What I’m really looking for is freedom to operate the mesh network I want and to provide the internet connectivity I choose. But I’m limited in the size of the mesh I can deploy, the meshes I can connect to, and the number of gateways per mesh.

Three examples:

  • While I develop an app for a boron I can’t use it in mesh-only mode, connected to the internet using an argon which provides free connectivity. Instead I have to use cellular (which not only costs but is also lousy inside my home). This use-case is not supported (but may be sometime soon?)
  • My first app is a mobile device using a Boron and I’d like it to be connected via cellular while on the road but locally via mesh when at home so I have much faster and free connectivity for downloading data collected while in the road. (I.e. like what your cell phone does). This use-case does not really seem to be on the roadmap and if it is implemented will require HA gateways, which looks like it will be price-prohibitive for hobbyists.
  • To deploy sensors in my house and around my property I do not see how a single argon for connectivity will do the trick. I don’t like the single point of failure and given my experience with other RF technologies that run at much higher power than BLE I don’t see a single GW reaching far enough (yes, I know about mesh hops, but there’s a point where that becomes a nightmare too).

Overall I care little about the particle cloud functionality. I develop locally because it’s faster. I don’t need my data to go from home to a cloud server and back to home. I have a cloud server through which I can push data if I really need to. The management and diagnostic functionality is “nice to have” but it’s not something I would pay for.

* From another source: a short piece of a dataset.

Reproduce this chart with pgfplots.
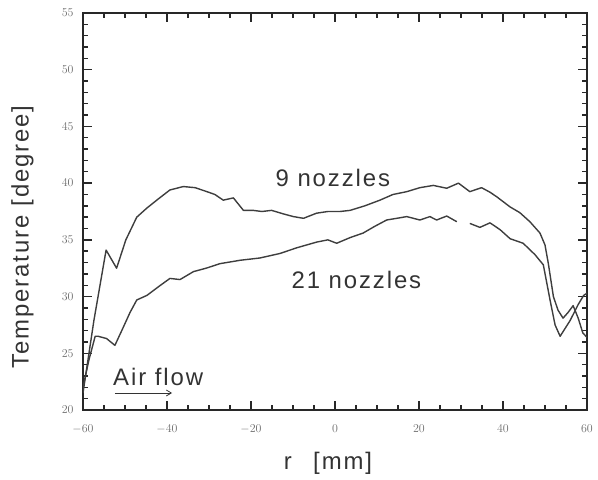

It would be awesome if Particle were to decouple the pieces of the puzzle (e.g. the way AWS generally prices all their services separately). Specifically, make all the following pieces separate, with their own per-use pricing if they’re not free:

  • HW devices
  • internet connectivity, in particular cellular
  • message/event processing in the cloud
  • node management/diagnostic in the cloud
  • cloud-based application storage and compilation

As it stands I’m either driven to alternate hardware or to hacking device-os so I can use it without the particle cloud.